IT教育は多様な環境で
教育の情報化をオープンソースソフトウェア(以下OSS)で進めることの利点と課題を明らかにすることを目的に、現在数地域でプロジェクトを実施、検証が進んでいる。オープンソースプラットフォーム(以下OSP)の課題は何か、教員の負担は軽減できるのか、初期導入・管理コストは低減できるか、教育効果は――OSPが教育に果たすべき役割について中川教授に聞いた。

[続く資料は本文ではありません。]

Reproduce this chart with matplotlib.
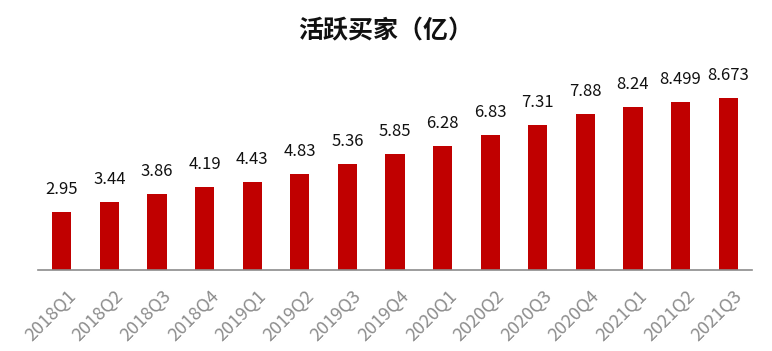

「技術の世代交代はどんどん進み、既存のシステム上での限られたアプリケーションの使い方を教えるだけの情報教育はすぐに陳腐化してしまいます。今後も継続的な発明や発展が続くことが予想されるIT環境においては、その環境はオープンであることが望ましい。OSS環境は既存のものを排除するものではなく、多様な環境で学ぶ機会の提供を目的としています」と中川教授。多様な環境で学ぶことで技術的な課題と本質的な問題が自然と区別できるようになる。みんなで作る共協の文化も大切だ。そのひとつの方策としてOSS環境の教育効果を研究している。
平成17年度は、岐阜県及びつくば市でリナックスPCを4700名以上の児童生徒が授業で利用、京田辺市では3つの小中学校において210台のリナックスPCを1000名以上の児童が活用した。岡山県総社市では、シンクライアント型のOSS環境も検証。「その結果、生徒は何の問題もなくOSS環境を活用していました。また、シンクライアントによる一括ダウンロードは維持管理を大幅に軽減、導入・維持コストの低減分をサポート経費に回すことで、先生方が教育に専念できる可能性も見えてきました。小中学校の段階から、クラブ活動でプログラミングにも取り組みたいという前向きな姿勢も見られました」。
これら検証結果を踏まえ、平成18年には、普及パッケージの作成、コミュニティの支援、校務での活用、セキュリティの確保、普及方法についてを次なる課題として設定。新たに仙台市、柏市、大分市、つくばみらい市ほかに実験地域を拡大し、積極的に検討を進めていく。
「これからは本当に必要なのは、イノベーション(革新、創造、改革)が出来る人。モノではなくてヒト重視に移行してきており、技術だけでなく、ビジネスモデルでもオリジナリティがないと勝てません。文系理系関係なく個体の能力を発揮するためにも、『情報』の骨格は知っておいたほうが良い。そうした面からも、教育系の大学を出て先生になる人材にも、情報の専門基礎教育を行い、ちょっとした教材が自分でプログラミングできる程度のスキルが欲しいですね。教師にとって、自分の授業構成のための教材は自分で作ったほうが使いやすいのですから」。